# [Lines of data]
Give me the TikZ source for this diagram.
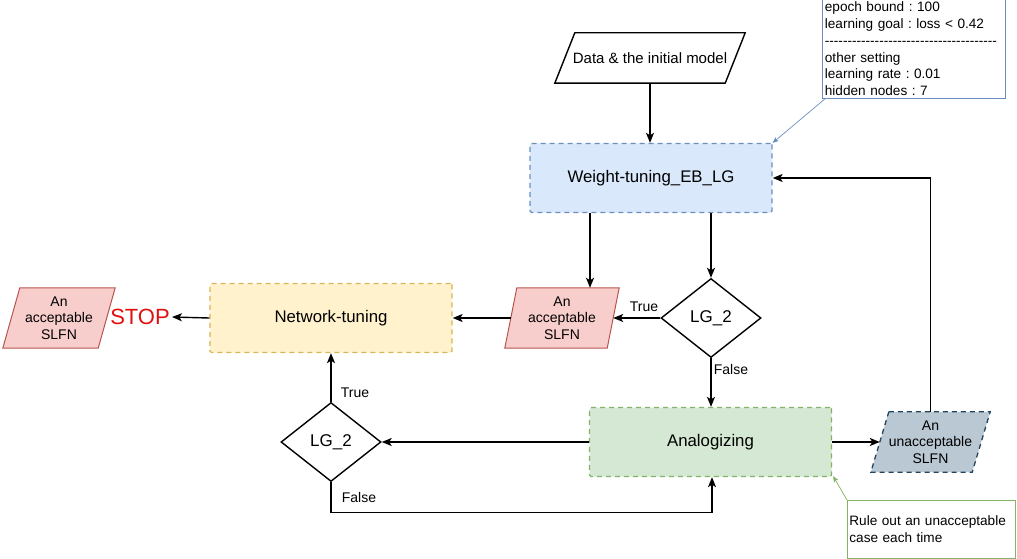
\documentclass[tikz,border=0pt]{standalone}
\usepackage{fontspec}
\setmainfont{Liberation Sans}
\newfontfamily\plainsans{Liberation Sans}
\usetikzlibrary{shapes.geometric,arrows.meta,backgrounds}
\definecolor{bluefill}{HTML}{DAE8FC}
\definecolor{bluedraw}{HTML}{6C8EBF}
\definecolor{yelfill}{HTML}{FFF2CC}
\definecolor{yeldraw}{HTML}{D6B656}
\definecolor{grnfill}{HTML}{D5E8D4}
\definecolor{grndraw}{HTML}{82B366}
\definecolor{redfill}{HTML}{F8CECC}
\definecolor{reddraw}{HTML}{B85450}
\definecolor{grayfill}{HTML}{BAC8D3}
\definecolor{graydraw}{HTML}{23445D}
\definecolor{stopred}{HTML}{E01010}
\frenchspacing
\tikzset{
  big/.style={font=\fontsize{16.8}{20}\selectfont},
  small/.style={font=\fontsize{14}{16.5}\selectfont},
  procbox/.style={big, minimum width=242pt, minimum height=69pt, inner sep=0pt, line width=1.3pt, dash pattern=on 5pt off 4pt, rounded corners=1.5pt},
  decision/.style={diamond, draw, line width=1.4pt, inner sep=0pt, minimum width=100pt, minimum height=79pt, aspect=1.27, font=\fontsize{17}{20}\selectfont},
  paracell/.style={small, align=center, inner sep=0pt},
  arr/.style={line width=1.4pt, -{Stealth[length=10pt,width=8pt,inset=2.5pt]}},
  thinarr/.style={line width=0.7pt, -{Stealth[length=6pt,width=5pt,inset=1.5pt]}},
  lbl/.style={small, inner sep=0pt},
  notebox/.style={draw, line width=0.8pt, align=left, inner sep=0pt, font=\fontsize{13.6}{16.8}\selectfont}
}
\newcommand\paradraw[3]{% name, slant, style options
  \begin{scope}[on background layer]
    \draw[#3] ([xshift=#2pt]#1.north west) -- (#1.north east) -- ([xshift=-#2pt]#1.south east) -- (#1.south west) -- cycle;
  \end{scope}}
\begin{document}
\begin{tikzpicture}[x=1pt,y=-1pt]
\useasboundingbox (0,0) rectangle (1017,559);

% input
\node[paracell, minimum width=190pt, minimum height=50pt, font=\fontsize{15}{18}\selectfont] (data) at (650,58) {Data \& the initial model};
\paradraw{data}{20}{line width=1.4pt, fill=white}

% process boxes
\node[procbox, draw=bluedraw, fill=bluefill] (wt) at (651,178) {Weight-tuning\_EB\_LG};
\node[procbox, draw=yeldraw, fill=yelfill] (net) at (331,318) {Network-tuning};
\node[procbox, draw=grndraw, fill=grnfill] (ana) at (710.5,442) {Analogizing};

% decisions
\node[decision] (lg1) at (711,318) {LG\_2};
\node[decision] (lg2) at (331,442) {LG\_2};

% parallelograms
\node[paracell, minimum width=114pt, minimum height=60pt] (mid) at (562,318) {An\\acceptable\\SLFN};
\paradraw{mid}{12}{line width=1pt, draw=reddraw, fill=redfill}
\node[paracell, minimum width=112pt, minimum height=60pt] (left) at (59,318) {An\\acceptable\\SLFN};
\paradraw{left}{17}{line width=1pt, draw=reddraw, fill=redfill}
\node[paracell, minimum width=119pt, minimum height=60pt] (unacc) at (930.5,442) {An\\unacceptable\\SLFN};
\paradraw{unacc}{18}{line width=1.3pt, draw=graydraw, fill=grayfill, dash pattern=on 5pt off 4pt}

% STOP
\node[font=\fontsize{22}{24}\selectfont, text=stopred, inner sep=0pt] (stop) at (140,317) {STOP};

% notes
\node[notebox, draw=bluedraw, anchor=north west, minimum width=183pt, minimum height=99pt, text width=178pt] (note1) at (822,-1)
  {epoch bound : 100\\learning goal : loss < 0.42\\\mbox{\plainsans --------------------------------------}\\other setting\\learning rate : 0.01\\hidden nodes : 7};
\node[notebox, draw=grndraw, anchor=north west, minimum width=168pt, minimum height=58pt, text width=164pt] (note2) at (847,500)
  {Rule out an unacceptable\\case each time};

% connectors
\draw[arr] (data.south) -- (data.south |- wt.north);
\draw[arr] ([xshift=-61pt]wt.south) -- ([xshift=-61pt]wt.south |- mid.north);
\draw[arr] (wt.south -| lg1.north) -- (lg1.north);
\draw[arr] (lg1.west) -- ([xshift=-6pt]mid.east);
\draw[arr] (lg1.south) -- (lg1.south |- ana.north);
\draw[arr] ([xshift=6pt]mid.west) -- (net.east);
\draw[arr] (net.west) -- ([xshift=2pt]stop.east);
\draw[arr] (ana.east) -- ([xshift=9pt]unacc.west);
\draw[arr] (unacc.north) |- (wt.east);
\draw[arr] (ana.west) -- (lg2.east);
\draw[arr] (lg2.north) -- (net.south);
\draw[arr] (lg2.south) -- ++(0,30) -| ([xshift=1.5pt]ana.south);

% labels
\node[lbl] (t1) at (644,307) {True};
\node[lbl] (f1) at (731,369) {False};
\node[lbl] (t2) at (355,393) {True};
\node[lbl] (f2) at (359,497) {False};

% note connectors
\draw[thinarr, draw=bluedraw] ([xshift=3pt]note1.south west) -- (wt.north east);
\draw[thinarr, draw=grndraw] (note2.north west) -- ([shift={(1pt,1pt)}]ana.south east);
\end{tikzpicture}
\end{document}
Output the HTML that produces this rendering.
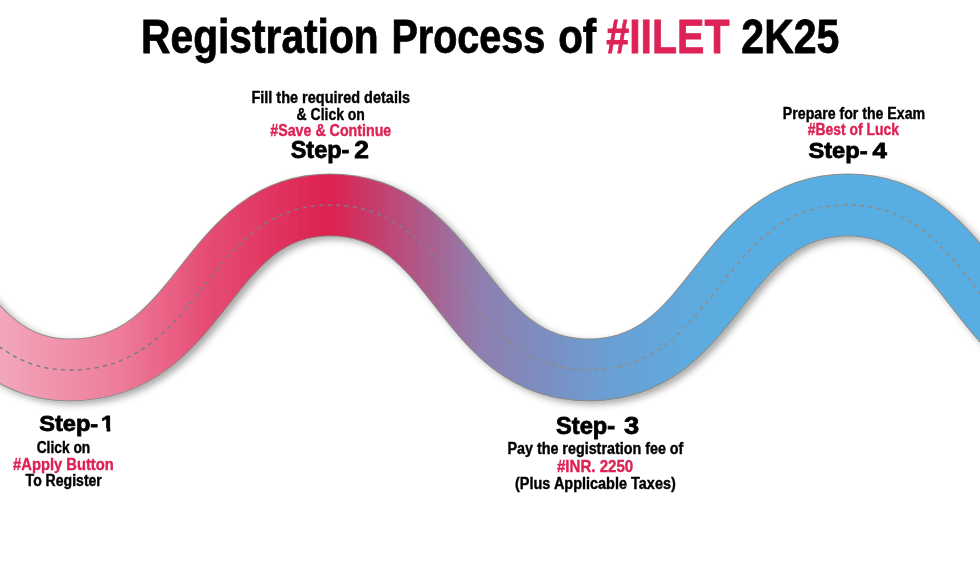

# [What needs to be done]
From the listing above, print every entry precisely and drop the pictures.

# [Answer to this exercise]
Give me the TikZ source for this diagram.
\documentclass[tikz,border=0pt]{standalone}
\usepackage{fontspec}
\setmainfont{Liberation Sans}
\newfontfamily\plainsans{Liberation Sans}
\usetikzlibrary{shapes.geometric,arrows.meta,backgrounds}
\definecolor{bluefill}{HTML}{DAE8FC}
\definecolor{bluedraw}{HTML}{6C8EBF}
\definecolor{yelfill}{HTML}{FFF2CC}
\definecolor{yeldraw}{HTML}{D6B656}
\definecolor{grnfill}{HTML}{D5E8D4}
\definecolor{grndraw}{HTML}{82B366}
\definecolor{redfill}{HTML}{F8CECC}
\definecolor{reddraw}{HTML}{B85450}
\definecolor{grayfill}{HTML}{BAC8D3}
\definecolor{graydraw}{HTML}{23445D}
\definecolor{stopred}{HTML}{E01010}
\frenchspacing
\tikzset{
  big/.style={font=\fontsize{16.8}{20}\selectfont},
  small/.style={font=\fontsize{14}{16.5}\selectfont},
  procbox/.style={big, minimum width=242pt, minimum height=69pt, inner sep=0pt, line width=1.3pt, dash pattern=on 5pt off 4pt, rounded corners=1.5pt},
  decision/.style={diamond, draw, line width=1.4pt, inner sep=0pt, minimum width=100pt, minimum height=79pt, aspect=1.27, font=\fontsize{17}{20}\selectfont},
  paracell/.style={small, align=center, inner sep=0pt},
  arr/.style={line width=1.4pt, -{Stealth[length=10pt,width=8pt,inset=2.5pt]}},
  thinarr/.style={line width=0.7pt, -{Stealth[length=6pt,width=5pt,inset=1.5pt]}},
  lbl/.style={small, inner sep=0pt},
  notebox/.style={draw, line width=0.8pt, align=left, inner sep=0pt, font=\fontsize{13.6}{16.8}\selectfont}
}
\newcommand\paradraw[3]{% name, slant, style options
  \begin{scope}[on background layer]
    \draw[#3] ([xshift=#2pt]#1.north west) -- (#1.north east) -- ([xshift=-#2pt]#1.south east) -- (#1.south west) -- cycle;
  \end{scope}}
\begin{document}
\begin{tikzpicture}[x=1pt,y=-1pt]
\useasboundingbox (0,0) rectangle (1017,559);

% input
\node[paracell, minimum width=190pt, minimum height=50pt, font=\fontsize{15}{18}\selectfont] (data) at (650,58) {Data \& the initial model};
\paradraw{data}{20}{line width=1.4pt, fill=white}

% process boxes
\node[procbox, draw=bluedraw, fill=bluefill] (wt) at (651,178) {Weight-tuning\_EB\_LG};
\node[procbox, draw=yeldraw, fill=yelfill] (net) at (331,318) {Network-tuning};
\node[procbox, draw=grndraw, fill=grnfill] (ana) at (710.5,442) {Analogizing};

% decisions
\node[decision] (lg1) at (711,318) {LG\_2};
\node[decision] (lg2) at (331,442) {LG\_2};

% parallelograms
\node[paracell, minimum width=114pt, minimum height=60pt] (mid) at (562,318) {An\\acceptable\\SLFN};
\paradraw{mid}{12}{line width=1pt, draw=reddraw, fill=redfill}
\node[paracell, minimum width=112pt, minimum height=60pt] (left) at (59,318) {An\\acceptable\\SLFN};
\paradraw{left}{17}{line width=1pt, draw=reddraw, fill=redfill}
\node[paracell, minimum width=119pt, minimum height=60pt] (unacc) at (930.5,442) {An\\unacceptable\\SLFN};
\paradraw{unacc}{18}{line width=1.3pt, draw=graydraw, fill=grayfill, dash pattern=on 5pt off 4pt}

% STOP
\node[font=\fontsize{22}{24}\selectfont, text=stopred, inner sep=0pt] (stop) at (140,317) {STOP};

% notes
\node[notebox, draw=bluedraw, anchor=north west, minimum width=183pt, minimum height=99pt, text width=178pt] (note1) at (822,-1)
  {epoch bound : 100\\learning goal : loss < 0.42\\\mbox{\plainsans --------------------------------------}\\other setting\\learning rate : 0.01\\hidden nodes : 7};
\node[notebox, draw=grndraw, anchor=north west, minimum width=168pt, minimum height=58pt, text width=164pt] (note2) at (847,500)
  {Rule out an unacceptable\\case each time};

% connectors
\draw[arr] (data.south) -- (data.south |- wt.north);
\draw[arr] ([xshift=-61pt]wt.south) -- ([xshift=-61pt]wt.south |- mid.north);
\draw[arr] (wt.south -| lg1.north) -- (lg1.north);
\draw[arr] (lg1.west) -- ([xshift=-6pt]mid.east);
\draw[arr] (lg1.south) -- (lg1.south |- ana.north);
\draw[arr] ([xshift=6pt]mid.west) -- (net.east);
\draw[arr] (net.west) -- ([xshift=2pt]stop.east);
\draw[arr] (ana.east) -- ([xshift=9pt]unacc.west);
\draw[arr] (unacc.north) |- (wt.east);
\draw[arr] (ana.west) -- (lg2.east);
\draw[arr] (lg2.north) -- (net.south);
\draw[arr] (lg2.south) -- ++(0,30) -| ([xshift=1.5pt]ana.south);

% labels
\node[lbl] (t1) at (644,307) {True};
\node[lbl] (f1) at (731,369) {False};
\node[lbl] (t2) at (355,393) {True};
\node[lbl] (f2) at (359,497) {False};

% note connectors
\draw[thinarr, draw=bluedraw] ([xshift=3pt]note1.south west) -- (wt.north east);
\draw[thinarr, draw=grndraw] (note2.north west) -- ([shift={(1pt,1pt)}]ana.south east);
\end{tikzpicture}
\end{document}
Output the HTML that produces this rendering.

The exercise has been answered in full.